Уже в одной из самых первых своих фантастических повестей, «Игра для смертных», Вячеслав Назаров подхватил старую как мир мысль о том, что гений и коварство несовместимы, противопоставил научную щедрость физика Кларка расчетливому таланту математика Горинга, собиравшегося сделать великое открытие, развивая чужие идеи. И сделал это открытие (пространство с нулевым временем - пресловутое традиционное «нуль-пространство», с помощью которого фантасты добрались до звезд), но ценой собственной жизни, чем вызвал заключительную реплику Кларка: «Ты умно, ты хорошо играл, Горииг.
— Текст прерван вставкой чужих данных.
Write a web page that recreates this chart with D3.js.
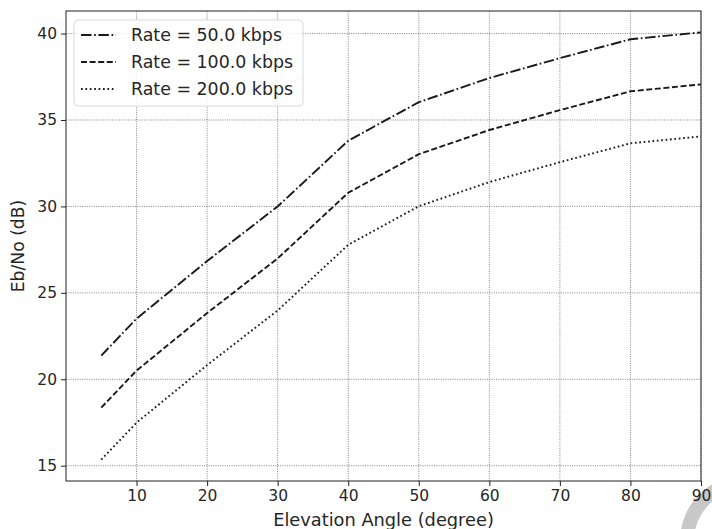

Но ты не мог не проиграть». Печать морализаторства и подражательности лежала и на повести «Синий дым», но уже в «Нарушителе» Назаров нащупывает свой путь в фантастике, и герои теперь носят не шикарные заграничные имена, вроде Тэдди, Гарри или Джо, а отечественные.
«Из-за полуприкрытой шторы Андрей рассеянно следил, как наливаются текучим золотым огнем камни и дальние горы, как трепетно и безостановочно пульсирует свет в полупрозрачной толще вздыбленных пород.
Сейчас зыбкая красота светового танца вызывала горечь.
Этот прекрасный, геометрически совершенный мир был мертв. Мертв с самого рожденья».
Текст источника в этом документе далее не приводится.